#### Source data
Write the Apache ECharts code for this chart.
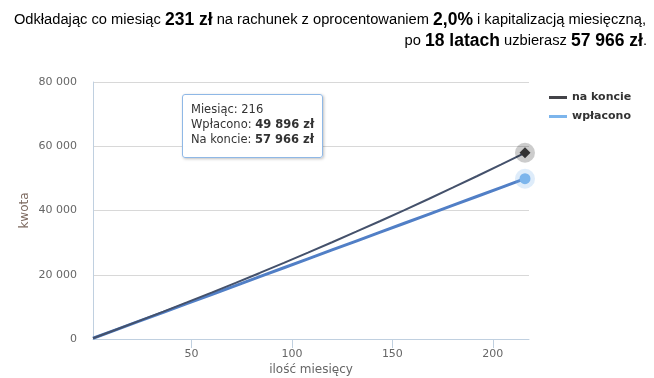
<!DOCTYPE html>
<html>
<head>
    <meta charset="utf-8">
    <title>Oszczędzanie</title>
    <script src="https://cdn.jsdelivr.net/npm/echarts@6/dist/echarts.min.js"></script>
    <style>
        html, body { margin: 0; padding: 0; background: #fff; }
    </style>
</head>
<body>
<div id="main" style="width: 654px;height:378px;"></div>
<script type="text/javascript">
    // miesiące (co rok) i kwoty
    var months = [1, 12, 24, 36, 48, 60, 72, 84, 96, 108, 120, 132, 144, 156, 168, 180, 192, 204, 216];
    var wplacono = [231, 2772, 5544, 8316, 11088, 13860, 16632, 19404, 22176, 24948, 27720, 30492, 33264, 36036, 38808, 41580, 44352, 47124, 49896];
    var naKoncie = [231, 2797, 5639, 8527, 11463, 14446, 17478, 20560, 23692, 26875, 30110, 33398, 36740, 40136, 43587, 47095, 50660, 54283, 57966];
    var yTicks = [0, 20000, 40000, 60000, 80000];
    var xTicks = [50, 100, 150, 200];

    function fmt(v) {
        return String(v).replace(/\B(?=(\d{3})+(?!\d))/g, ' ');
    }
    function pairs(ys) {
        return months.map(function (m, i) { return [m, ys[i]]; });
    }

    var last = months.length - 1;
    var font = 'DejaVu Sans';
    var titleStyle = {
        fontFamily: 'Liberation Sans', fontSize: 14.7, fontWeight: 'normal', color: '#000',
        rich: { b: { fontFamily: 'Liberation Sans', fontSize: 17.5, fontWeight: 'bold', color: '#000' } }
    };

    var myChart = echarts.init(document.getElementById('main'));
    myChart.setOption({
        animation: false,
        title: [{
            right: 8,
            top: 11,
            padding: 0,
            text: 'Odkładając co miesiąc {b|231 zł} na rachunek z oprocentowaniem {b|2,0%} i kapitalizacją miesięczną,',
            textStyle: titleStyle
        }, {
            right: 7,
            top: 32,
            padding: 0,
            text: 'po {b|18 latach} uzbierasz {b|57 966 zł}.',
            textStyle: titleStyle
        }],
        legend: {
            orient: 'vertical',
            left: 549,
            top: 92,
            padding: 0,
            itemGap: 8,
            itemWidth: 18,
            itemHeight: 3,
            icon: 'rect',
            textStyle: { fontFamily: font, fontSize: 11, fontWeight: 'bold', color: '#333' },
            data: [
                { name: 'na koncie', itemStyle: { color: '#434348' } },
                { name: 'wpłacono', itemStyle: { color: '#7cb5ec' } }
            ]
        },
        tooltip: {
            trigger: 'axis',
            alwaysShowContent: true,
            transitionDuration: 0,
            axisPointer: { type: 'none' },
            position: [182, 94],
            backgroundColor: 'rgba(255,255,255,0.96)',
            borderColor: '#8fb8e6',
            borderWidth: 1,
            borderRadius: 3,
            padding: [7, 8, 10, 8],
            extraCssText: 'box-shadow: 1px 1px 3px rgba(0,0,0,0.25); line-height:15px;',
            textStyle: { fontFamily: font, fontSize: 11.5, color: '#333' },
            formatter: function () {
                return 'Miesiąc: ' + months[last] +
                    '<br/>Wpłacono: <b>' + fmt(wplacono[last]) + ' zł</b>' +
                    '<br/>Na koncie: <b>' + fmt(naKoncie[last]) + ' zł</b>';
            }
        },
        grid: { left: 93, right: 125, top: 82, bottom: 39, outerBoundsMode: 'none', containLabel: false },
        xAxis: {
            type: 'value',
            min: 1,
            max: 218,
            name: 'ilość miesięcy',
            nameLocation: 'middle',
            nameGap: 25,
            nameMoveOverlap: false,
            nameTextStyle: { fontFamily: font, fontSize: 12, color: '#666' },
            axisLine: { lineStyle: { color: '#c0d0e0' } },
            axisTick: { show: true, length: 9, customValues: xTicks, lineStyle: { color: '#c0d0e0' } },
            axisLabel: { margin: 10, customValues: xTicks, fontFamily: font, fontSize: 11, color: '#666' },
            splitLine: { show: false }
        },
        yAxis: {
            type: 'value',
            min: yTicks[0],
            max: yTicks[yTicks.length - 1],
            interval: 20000,
            name: 'kwota',
            nameLocation: 'middle',
            nameGap: 62,
            nameMoveOverlap: false,
            nameTextStyle: { fontFamily: font, fontSize: 12, color: '#7d6a60' },
            axisLine: { show: true, lineStyle: { color: '#c0d0e0' } },
            axisTick: { show: false },
            axisLabel: {
                margin: 16, fontFamily: font, fontSize: 11, color: '#666',
                formatter: function (v) { return fmt(v); }
            },
            splitLine: { lineStyle: { color: '#d8d8d8' } }
        },
        series: [{
            name: 'na koncie',
            type: 'line',
            symbol: 'none',
            itemStyle: { color: '#434348' },
            lineStyle: { color: '#3e4a62', width: 2 },
            z: 3,
            data: pairs(naKoncie),
            markPoint: {
                label: { show: false },
                data: [
                    { coord: [months[last], naKoncie[last]], symbol: 'circle', symbolSize: 20, itemStyle: { color: 'rgba(0,0,0,0.2)' } },
                    { coord: [months[last], naKoncie[last]], symbol: 'diamond', symbolSize: 11, itemStyle: { color: '#333' } }
                ]
            }
        }, {
            name: 'wpłacono',
            type: 'line',
            symbol: 'none',
            itemStyle: { color: '#7cb5ec' },
            lineStyle: { color: '#4a74b4', width: 3 },
            z: 2,
            data: pairs(wplacono),
            markPoint: {
                label: { show: false },
                data: [
                    { coord: [months[last], wplacono[last]], symbol: 'circle', symbolSize: 20, itemStyle: { color: 'rgba(124,181,236,0.25)' } },
                    { coord: [months[last], wplacono[last]], symbol: 'circle', symbolSize: 11, itemStyle: { color: '#7cb5ec' } }
                ]
            }
        }]
    });
    myChart.dispatchAction({ type: 'showTip', seriesIndex: 0, dataIndex: last });
</script>
</body>
</html>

#### Problem
Restate the data above word for word. Skip every picture.

#### Problem solution
Write the Apache ECharts code for this chart.
<!DOCTYPE html>
<html>
<head>
    <meta charset="utf-8">
    <title>Oszczędzanie</title>
    <script src="https://cdn.jsdelivr.net/npm/echarts@6/dist/echarts.min.js"></script>
    <style>
        html, body { margin: 0; padding: 0; background: #fff; }
    </style>
</head>
<body>
<div id="main" style="width: 654px;height:378px;"></div>
<script type="text/javascript">
    // miesiące (co rok) i kwoty
    var months = [1, 12, 24, 36, 48, 60, 72, 84, 96, 108, 120, 132, 144, 156, 168, 180, 192, 204, 216];
    var wplacono = [231, 2772, 5544, 8316, 11088, 13860, 16632, 19404, 22176, 24948, 27720, 30492, 33264, 36036, 38808, 41580, 44352, 47124, 49896];
    var naKoncie = [231, 2797, 5639, 8527, 11463, 14446, 17478, 20560, 23692, 26875, 30110, 33398, 36740, 40136, 43587, 47095, 50660, 54283, 57966];
    var yTicks = [0, 20000, 40000, 60000, 80000];
    var xTicks = [50, 100, 150, 200];

    function fmt(v) {
        return String(v).replace(/\B(?=(\d{3})+(?!\d))/g, ' ');
    }
    function pairs(ys) {
        return months.map(function (m, i) { return [m, ys[i]]; });
    }

    var last = months.length - 1;
    var font = 'DejaVu Sans';
    var titleStyle = {
        fontFamily: 'Liberation Sans', fontSize: 14.7, fontWeight: 'normal', color: '#000',
        rich: { b: { fontFamily: 'Liberation Sans', fontSize: 17.5, fontWeight: 'bold', color: '#000' } }
    };

    var myChart = echarts.init(document.getElementById('main'));
    myChart.setOption({
        animation: false,
        title: [{
            right: 8,
            top: 11,
            padding: 0,
            text: 'Odkładając co miesiąc {b|231 zł} na rachunek z oprocentowaniem {b|2,0%} i kapitalizacją miesięczną,',
            textStyle: titleStyle
        }, {
            right: 7,
            top: 32,
            padding: 0,
            text: 'po {b|18 latach} uzbierasz {b|57 966 zł}.',
            textStyle: titleStyle
        }],
        legend: {
            orient: 'vertical',
            left: 549,
            top: 92,
            padding: 0,
            itemGap: 8,
            itemWidth: 18,
            itemHeight: 3,
            icon: 'rect',
            textStyle: { fontFamily: font, fontSize: 11, fontWeight: 'bold', color: '#333' },
            data: [
                { name: 'na koncie', itemStyle: { color: '#434348' } },
                { name: 'wpłacono', itemStyle: { color: '#7cb5ec' } }
            ]
        },
        tooltip: {
            trigger: 'axis',
            alwaysShowContent: true,
            transitionDuration: 0,
            axisPointer: { type: 'none' },
            position: [182, 94],
            backgroundColor: 'rgba(255,255,255,0.96)',
            borderColor: '#8fb8e6',
            borderWidth: 1,
            borderRadius: 3,
            padding: [7, 8, 10, 8],
            extraCssText: 'box-shadow: 1px 1px 3px rgba(0,0,0,0.25); line-height:15px;',
            textStyle: { fontFamily: font, fontSize: 11.5, color: '#333' },
            formatter: function () {
                return 'Miesiąc: ' + months[last] +
                    '<br/>Wpłacono: <b>' + fmt(wplacono[last]) + ' zł</b>' +
                    '<br/>Na koncie: <b>' + fmt(naKoncie[last]) + ' zł</b>';
            }
        },
        grid: { left: 93, right: 125, top: 82, bottom: 39, outerBoundsMode: 'none', containLabel: false },
        xAxis: {
            type: 'value',
            min: 1,
            max: 218,
            name: 'ilość miesięcy',
            nameLocation: 'middle',
            nameGap: 25,
            nameMoveOverlap: false,
            nameTextStyle: { fontFamily: font, fontSize: 12, color: '#666' },
            axisLine: { lineStyle: { color: '#c0d0e0' } },
            axisTick: { show: true, length: 9, customValues: xTicks, lineStyle: { color: '#c0d0e0' } },
            axisLabel: { margin: 10, customValues: xTicks, fontFamily: font, fontSize: 11, color: '#666' },
            splitLine: { show: false }
        },
        yAxis: {
            type: 'value',
            min: yTicks[0],
            max: yTicks[yTicks.length - 1],
            interval: 20000,
            name: 'kwota',
            nameLocation: 'middle',
            nameGap: 62,
            nameMoveOverlap: false,
            nameTextStyle: { fontFamily: font, fontSize: 12, color: '#7d6a60' },
            axisLine: { show: true, lineStyle: { color: '#c0d0e0' } },
            axisTick: { show: false },
            axisLabel: {
                margin: 16, fontFamily: font, fontSize: 11, color: '#666',
                formatter: function (v) { return fmt(v); }
            },
            splitLine: { lineStyle: { color: '#d8d8d8' } }
        },
        series: [{
            name: 'na koncie',
            type: 'line',
            symbol: 'none',
            itemStyle: { color: '#434348' },
            lineStyle: { color: '#3e4a62', width: 2 },
            z: 3,
            data: pairs(naKoncie),
            markPoint: {
                label: { show: false },
                data: [
                    { coord: [months[last], naKoncie[last]], symbol: 'circle', symbolSize: 20, itemStyle: { color: 'rgba(0,0,0,0.2)' } },
                    { coord: [months[last], naKoncie[last]], symbol: 'diamond', symbolSize: 11, itemStyle: { color: '#333' } }
                ]
            }
        }, {
            name: 'wpłacono',
            type: 'line',
            symbol: 'none',
            itemStyle: { color: '#7cb5ec' },
            lineStyle: { color: '#4a74b4', width: 3 },
            z: 2,
            data: pairs(wplacono),
            markPoint: {
                label: { show: false },
                data: [
                    { coord: [months[last], wplacono[last]], symbol: 'circle', symbolSize: 20, itemStyle: { color: 'rgba(124,181,236,0.25)' } },
                    { coord: [months[last], wplacono[last]], symbol: 'circle', symbolSize: 11, itemStyle: { color: '#7cb5ec' } }
                ]
            }
        }]
    });
    myChart.dispatchAction({ type: 'showTip', seriesIndex: 0, dataIndex: last });
</script>
</body>
</html>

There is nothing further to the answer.